Mike manning the fires for the class

Dye pots bubbling on top of rocket stoves

Sunflowers, Pokeberries, Tickseed Coreopsis, and Goldenrods working their magic

Wringing out the finished garments

Beautiful color! 

Saturday, July 19, 2014

The sweet and the stormy

      This blog post is well overdue, and for that I apologize! The truth is that this past month or so has been somewhat overwhelming in both good and bad ways. Let me start with the good. We have a floor in our house now. And the floor has been enabling wonderful things. For one, I turned 32 in June and we hosted our first party in our house to celebrate! It feels exciting to finally have a big space to host gatherings in, the floor having turned our cumbersome large frame into an open-air pavilion of sorts. It has been suggested by several friends that we should just keep it this way... with 360 views, the sunset in the background lighting up tree canopy on the opposite side, the birdsong and breeze all providing the backdrop for our gatherings. Well, it does feel kind of perfect on evenings such as these! But come November, I have a feeling we will be glad for some insulated walls, even if they do compromise the views. 

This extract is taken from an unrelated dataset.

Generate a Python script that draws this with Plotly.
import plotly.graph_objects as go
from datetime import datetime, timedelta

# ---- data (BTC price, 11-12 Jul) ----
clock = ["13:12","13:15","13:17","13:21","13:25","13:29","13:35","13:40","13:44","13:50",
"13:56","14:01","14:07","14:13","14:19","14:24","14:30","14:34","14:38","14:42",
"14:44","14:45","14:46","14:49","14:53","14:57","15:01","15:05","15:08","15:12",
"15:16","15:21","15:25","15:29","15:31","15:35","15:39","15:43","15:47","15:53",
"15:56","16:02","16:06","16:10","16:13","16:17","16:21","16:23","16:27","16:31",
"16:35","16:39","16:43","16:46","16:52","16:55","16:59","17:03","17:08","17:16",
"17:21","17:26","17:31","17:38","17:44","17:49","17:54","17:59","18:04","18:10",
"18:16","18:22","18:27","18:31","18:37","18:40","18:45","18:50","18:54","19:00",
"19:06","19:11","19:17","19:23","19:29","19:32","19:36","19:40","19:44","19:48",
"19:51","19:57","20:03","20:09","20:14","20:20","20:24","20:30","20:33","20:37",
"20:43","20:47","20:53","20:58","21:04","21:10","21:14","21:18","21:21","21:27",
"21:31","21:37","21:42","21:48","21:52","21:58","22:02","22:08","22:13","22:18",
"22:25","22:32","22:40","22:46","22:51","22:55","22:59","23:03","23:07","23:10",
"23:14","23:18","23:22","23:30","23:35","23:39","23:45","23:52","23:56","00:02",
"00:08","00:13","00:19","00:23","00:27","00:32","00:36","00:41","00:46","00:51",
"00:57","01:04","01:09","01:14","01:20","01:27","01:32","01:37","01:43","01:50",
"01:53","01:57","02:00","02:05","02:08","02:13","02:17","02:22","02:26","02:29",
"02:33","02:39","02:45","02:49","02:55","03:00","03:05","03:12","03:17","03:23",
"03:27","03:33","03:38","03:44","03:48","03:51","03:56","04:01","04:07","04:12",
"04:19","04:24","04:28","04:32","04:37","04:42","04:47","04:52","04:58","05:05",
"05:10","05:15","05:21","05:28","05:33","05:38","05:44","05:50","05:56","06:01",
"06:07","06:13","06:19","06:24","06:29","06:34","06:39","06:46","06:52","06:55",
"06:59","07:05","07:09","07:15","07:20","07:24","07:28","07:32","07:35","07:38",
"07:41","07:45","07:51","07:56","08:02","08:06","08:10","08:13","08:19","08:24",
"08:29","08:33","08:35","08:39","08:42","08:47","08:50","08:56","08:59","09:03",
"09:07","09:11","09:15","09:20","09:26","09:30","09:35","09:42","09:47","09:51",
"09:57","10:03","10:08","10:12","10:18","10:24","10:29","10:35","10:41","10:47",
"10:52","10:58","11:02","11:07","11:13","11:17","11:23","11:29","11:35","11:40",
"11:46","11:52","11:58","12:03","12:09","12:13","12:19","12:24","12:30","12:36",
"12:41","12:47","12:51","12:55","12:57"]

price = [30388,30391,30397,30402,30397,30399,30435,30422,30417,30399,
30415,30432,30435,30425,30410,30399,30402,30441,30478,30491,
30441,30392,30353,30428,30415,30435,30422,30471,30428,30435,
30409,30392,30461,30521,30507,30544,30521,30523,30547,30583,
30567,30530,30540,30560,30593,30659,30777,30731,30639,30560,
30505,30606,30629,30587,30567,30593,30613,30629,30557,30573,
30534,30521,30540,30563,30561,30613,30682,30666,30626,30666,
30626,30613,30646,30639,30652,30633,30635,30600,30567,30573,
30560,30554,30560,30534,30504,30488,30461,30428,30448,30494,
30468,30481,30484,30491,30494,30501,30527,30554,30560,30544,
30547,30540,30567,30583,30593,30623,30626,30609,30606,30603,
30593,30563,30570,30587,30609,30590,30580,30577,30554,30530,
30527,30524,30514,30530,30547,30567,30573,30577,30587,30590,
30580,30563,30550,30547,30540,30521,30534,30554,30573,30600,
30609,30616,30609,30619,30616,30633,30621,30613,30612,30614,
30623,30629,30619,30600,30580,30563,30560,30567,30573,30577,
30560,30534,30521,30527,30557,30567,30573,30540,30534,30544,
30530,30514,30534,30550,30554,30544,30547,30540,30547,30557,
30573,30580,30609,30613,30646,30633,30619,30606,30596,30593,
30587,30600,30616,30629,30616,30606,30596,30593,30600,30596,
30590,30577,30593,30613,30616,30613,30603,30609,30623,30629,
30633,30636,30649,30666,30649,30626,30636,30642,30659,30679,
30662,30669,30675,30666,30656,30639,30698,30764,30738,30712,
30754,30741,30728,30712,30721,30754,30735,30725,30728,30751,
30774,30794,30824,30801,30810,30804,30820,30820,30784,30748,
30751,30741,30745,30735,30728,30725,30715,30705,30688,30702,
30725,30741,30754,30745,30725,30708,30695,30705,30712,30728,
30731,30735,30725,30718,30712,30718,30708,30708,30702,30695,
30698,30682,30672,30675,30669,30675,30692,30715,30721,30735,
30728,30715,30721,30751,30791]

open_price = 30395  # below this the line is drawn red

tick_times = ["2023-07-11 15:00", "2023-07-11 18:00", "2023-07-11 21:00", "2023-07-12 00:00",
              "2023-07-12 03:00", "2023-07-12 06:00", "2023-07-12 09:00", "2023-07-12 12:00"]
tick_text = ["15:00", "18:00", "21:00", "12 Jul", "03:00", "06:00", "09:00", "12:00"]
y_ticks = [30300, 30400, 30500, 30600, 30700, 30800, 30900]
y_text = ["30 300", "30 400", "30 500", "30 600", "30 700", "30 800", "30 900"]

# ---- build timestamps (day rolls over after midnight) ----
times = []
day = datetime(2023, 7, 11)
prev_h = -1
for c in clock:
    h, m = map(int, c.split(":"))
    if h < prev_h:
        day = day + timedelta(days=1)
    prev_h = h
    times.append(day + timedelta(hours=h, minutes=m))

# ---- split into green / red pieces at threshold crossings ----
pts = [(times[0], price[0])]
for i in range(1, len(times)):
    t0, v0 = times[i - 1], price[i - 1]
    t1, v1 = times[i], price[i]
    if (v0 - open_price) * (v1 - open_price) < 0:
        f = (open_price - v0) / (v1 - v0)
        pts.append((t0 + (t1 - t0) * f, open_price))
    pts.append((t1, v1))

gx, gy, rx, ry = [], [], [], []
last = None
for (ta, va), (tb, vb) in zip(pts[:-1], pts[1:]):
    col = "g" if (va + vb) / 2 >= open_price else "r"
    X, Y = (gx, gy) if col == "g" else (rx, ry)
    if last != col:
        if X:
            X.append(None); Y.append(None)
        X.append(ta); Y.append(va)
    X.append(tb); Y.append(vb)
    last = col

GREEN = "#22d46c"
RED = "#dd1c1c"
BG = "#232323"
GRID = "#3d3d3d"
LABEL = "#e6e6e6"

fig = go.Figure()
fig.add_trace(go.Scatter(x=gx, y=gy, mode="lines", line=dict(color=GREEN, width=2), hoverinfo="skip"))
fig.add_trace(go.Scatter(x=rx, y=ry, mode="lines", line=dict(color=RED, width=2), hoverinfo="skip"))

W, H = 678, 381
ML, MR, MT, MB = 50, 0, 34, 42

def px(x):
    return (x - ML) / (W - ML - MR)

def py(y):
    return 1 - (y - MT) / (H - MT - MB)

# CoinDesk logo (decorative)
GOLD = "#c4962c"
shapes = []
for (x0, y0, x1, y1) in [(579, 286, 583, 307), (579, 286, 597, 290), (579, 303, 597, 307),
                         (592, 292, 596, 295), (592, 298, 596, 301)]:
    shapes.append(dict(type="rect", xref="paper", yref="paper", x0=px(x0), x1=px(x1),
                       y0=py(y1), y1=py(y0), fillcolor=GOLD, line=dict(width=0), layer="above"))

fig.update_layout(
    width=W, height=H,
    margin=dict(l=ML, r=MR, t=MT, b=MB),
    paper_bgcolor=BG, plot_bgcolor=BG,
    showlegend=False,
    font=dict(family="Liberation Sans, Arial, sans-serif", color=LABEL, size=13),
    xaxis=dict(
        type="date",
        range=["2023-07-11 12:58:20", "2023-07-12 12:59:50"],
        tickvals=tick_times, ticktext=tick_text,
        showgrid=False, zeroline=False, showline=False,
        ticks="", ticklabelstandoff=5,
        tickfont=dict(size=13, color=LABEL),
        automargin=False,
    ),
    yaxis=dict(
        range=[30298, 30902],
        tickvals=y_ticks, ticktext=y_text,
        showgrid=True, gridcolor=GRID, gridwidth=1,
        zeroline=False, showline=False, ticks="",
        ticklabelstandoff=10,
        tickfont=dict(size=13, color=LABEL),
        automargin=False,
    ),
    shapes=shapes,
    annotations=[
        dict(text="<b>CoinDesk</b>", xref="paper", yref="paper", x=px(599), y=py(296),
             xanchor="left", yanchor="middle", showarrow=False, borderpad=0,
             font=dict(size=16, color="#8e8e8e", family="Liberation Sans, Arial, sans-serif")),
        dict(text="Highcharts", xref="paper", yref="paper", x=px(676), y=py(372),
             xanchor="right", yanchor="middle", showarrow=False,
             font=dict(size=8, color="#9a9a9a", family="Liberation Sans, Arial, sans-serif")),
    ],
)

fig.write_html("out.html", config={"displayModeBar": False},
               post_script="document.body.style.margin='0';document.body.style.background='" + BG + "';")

     The floor itself was a score--old barn wood that a nice local man gave us a good deal on. The patchwork nature of old paint, weathering, and different plank sizes once puzzled together makes for a collage of sorts underfoot, and I find myself thinking that my grandfather (himself a collage artist and sculptor) would appreciate the aesthetics of it. Eventually, it will get covered over with finish flooring, but for now I have been admiring it and ruminating on creating a house is not that far off from creating a huge artwork of sorts, a giant sculpture. Our friend's children seem to get it, and have been inspired to create their own masterpiece houses when they come over to gatherings. It is nice to lose track of what they are doing for an hour and then look up to see several three year olds working together to lug a heavy log over to their play house. Built-in mailboxes, chicken coops, gardens, windows, and a giant catapult have all manifested in their joint creations. It is fun to witness how cooperative, imaginative, and creative these kids are when given some friends, a patch of dirt and some scraps. Not unlike their parents!

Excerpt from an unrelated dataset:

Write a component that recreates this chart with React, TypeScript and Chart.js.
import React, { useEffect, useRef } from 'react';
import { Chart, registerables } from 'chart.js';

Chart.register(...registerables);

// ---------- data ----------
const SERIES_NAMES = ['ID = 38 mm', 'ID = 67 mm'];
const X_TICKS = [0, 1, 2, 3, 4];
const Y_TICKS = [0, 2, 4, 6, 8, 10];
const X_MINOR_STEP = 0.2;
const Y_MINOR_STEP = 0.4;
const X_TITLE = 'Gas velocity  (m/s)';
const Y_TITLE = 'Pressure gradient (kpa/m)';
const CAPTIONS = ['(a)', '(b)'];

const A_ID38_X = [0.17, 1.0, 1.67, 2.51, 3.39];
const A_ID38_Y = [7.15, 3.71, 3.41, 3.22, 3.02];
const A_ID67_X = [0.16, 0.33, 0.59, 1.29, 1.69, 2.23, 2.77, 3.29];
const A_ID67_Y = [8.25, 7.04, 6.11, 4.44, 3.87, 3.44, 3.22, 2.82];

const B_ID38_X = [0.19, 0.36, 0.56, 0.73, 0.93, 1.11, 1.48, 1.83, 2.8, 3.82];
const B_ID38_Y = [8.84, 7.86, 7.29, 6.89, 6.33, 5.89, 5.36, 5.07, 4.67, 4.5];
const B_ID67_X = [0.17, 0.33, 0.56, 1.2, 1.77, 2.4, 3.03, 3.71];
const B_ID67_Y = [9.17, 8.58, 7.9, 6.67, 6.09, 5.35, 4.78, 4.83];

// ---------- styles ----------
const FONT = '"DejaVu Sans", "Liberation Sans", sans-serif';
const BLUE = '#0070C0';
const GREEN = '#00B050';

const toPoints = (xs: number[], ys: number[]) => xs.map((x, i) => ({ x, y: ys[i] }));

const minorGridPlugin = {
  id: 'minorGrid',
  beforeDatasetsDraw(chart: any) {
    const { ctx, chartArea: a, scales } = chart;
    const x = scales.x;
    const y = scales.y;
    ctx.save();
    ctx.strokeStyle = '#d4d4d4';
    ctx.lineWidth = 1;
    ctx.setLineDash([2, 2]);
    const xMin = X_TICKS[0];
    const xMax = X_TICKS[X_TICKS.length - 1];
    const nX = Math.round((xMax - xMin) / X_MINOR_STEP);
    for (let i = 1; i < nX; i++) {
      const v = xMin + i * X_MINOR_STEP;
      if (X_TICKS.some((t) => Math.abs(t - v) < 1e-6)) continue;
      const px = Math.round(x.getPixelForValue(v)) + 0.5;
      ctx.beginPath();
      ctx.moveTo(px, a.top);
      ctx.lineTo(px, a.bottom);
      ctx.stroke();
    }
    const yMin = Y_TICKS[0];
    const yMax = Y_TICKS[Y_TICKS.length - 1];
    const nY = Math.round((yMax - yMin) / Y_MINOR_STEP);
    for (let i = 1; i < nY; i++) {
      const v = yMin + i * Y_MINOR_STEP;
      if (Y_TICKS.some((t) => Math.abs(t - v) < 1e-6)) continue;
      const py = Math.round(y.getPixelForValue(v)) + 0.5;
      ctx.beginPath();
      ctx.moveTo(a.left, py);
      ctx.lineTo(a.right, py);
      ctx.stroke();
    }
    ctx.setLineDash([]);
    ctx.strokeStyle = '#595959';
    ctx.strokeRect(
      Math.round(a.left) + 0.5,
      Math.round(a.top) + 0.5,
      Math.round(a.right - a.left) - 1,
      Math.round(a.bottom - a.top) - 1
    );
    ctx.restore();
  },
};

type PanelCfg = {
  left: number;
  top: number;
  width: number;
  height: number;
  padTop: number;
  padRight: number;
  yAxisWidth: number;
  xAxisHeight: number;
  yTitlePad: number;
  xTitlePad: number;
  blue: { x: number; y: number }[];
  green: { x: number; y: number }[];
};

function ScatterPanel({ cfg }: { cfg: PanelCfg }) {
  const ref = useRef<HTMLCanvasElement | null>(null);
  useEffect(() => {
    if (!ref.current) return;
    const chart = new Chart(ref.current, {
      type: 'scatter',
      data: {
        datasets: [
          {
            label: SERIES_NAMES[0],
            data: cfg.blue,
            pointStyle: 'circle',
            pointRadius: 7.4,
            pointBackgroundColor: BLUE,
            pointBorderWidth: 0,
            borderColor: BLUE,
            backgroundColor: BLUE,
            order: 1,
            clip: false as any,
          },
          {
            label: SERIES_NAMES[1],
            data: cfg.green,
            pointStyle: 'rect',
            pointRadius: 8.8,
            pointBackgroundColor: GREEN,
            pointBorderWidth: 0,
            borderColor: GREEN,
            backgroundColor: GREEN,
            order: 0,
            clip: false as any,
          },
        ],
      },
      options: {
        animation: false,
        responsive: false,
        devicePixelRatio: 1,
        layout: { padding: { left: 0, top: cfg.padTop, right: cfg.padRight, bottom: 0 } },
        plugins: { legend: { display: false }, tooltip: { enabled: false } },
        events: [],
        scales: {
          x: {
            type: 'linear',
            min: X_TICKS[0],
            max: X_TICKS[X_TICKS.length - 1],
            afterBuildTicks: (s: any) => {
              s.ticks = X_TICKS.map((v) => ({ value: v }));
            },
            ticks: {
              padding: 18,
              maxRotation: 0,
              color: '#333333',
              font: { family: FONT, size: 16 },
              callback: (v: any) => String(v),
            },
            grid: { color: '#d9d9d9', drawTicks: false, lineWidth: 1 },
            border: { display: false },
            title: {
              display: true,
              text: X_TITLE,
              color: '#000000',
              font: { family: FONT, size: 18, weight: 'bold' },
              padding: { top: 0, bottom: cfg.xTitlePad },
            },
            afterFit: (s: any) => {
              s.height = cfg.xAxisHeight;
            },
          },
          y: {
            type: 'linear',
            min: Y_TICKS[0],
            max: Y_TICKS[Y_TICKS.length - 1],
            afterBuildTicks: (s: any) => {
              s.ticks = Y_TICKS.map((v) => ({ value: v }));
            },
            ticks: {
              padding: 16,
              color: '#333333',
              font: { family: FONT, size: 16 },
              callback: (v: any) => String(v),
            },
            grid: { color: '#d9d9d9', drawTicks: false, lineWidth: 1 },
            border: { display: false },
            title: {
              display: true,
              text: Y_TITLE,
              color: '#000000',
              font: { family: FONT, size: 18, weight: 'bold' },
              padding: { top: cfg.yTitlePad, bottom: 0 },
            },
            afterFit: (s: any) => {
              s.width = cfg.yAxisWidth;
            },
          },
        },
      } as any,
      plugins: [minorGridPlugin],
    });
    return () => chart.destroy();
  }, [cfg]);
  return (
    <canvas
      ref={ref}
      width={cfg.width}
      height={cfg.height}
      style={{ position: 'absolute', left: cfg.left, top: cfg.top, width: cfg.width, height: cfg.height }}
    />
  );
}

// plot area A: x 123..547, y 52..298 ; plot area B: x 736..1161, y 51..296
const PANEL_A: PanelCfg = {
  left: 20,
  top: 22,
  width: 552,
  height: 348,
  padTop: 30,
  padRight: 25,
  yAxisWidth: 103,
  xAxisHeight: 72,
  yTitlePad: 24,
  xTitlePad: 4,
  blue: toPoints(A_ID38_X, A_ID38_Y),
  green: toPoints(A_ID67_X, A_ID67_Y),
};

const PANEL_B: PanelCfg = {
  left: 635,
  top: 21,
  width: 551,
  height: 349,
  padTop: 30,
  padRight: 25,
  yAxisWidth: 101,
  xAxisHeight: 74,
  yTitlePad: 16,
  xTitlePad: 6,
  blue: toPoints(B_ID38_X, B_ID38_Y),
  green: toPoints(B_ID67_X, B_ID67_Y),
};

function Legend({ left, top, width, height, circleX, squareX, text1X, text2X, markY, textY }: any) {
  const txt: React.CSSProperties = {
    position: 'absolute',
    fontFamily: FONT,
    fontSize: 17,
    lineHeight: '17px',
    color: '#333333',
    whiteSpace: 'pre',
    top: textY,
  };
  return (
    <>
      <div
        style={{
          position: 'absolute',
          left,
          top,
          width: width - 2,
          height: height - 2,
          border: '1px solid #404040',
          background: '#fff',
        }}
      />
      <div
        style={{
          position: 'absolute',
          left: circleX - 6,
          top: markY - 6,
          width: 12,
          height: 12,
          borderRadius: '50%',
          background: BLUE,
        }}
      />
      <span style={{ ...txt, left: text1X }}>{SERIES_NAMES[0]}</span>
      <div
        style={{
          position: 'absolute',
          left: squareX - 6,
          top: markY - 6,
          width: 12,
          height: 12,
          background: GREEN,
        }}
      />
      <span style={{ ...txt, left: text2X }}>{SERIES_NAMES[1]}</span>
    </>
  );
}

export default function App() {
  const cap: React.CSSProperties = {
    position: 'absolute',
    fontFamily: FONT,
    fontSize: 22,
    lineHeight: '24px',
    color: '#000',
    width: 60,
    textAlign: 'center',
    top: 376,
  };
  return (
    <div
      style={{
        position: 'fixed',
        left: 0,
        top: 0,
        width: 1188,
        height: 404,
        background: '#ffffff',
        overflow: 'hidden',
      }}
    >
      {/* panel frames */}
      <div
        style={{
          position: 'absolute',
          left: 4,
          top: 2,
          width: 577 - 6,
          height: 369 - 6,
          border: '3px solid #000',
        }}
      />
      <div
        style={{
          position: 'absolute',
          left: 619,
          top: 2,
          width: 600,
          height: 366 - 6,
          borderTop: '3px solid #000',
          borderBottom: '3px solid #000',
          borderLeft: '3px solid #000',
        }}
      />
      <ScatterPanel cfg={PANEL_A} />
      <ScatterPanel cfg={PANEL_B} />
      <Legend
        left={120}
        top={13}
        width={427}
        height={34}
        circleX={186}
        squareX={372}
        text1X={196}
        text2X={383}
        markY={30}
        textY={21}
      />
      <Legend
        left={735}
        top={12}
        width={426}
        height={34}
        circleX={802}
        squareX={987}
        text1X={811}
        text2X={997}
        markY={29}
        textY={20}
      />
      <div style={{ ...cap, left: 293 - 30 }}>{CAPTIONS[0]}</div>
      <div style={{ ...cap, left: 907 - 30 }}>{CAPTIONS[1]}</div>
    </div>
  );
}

      What else? On the 4th of July we celebrated another Inter-dependence Day at our friends John and Holly's farm. Holly is a talented acupuncturist who recently treated a client she knew couldn't afford services. He runs a fireworks tent and offered to compensate her in fireworks, and being the generous gift-economist that she is, she agreed and we all got to participate up close in one heck of a show in addition to the usual delicious feast! Mike's parents were in attendance, as they came for a "workation" to help us out for a long weekend. They were hugely helpful in framing out east and west porch floors (necessary to start baling) and insulating with cellulose under where the strawbales will sit. Mike's father Sam, himself a doctor in his usual work sphere, likes to jokingly grumble about feeling like he has been "restructured" into a lowly menial-work position in some communist regime. Hopefully some day they will be able to come and actually kick their heels up when they visit, reminiscing about which board and joint they were responsible for back in the old construction days...

     And mostly the weather has been beautiful, the butterflies and wildflowers have been abundant, and we actually have one patch of accidental garden growing along! I had almost given up in the poor soil in this one little bed as it stunted everything I planted in it last year. I mixed in some compost and all of a sudden we had volunteer squash and tomatoes (thank you half-finished compost!) Something of a three-sisters bed with the addition of lettace seeds that I sowed this year, the squash leaves have been shading the lettace to extend its season by almost a month, and the tomatoes pop up above the broad squash leaves. We have barely had to weed, and now our mystery squash are revealing themselves to be... spaghetti squash! It has been an unexpected treat to watch it all unfold, and hopefully to eat as long as the rabbits don't discover it first.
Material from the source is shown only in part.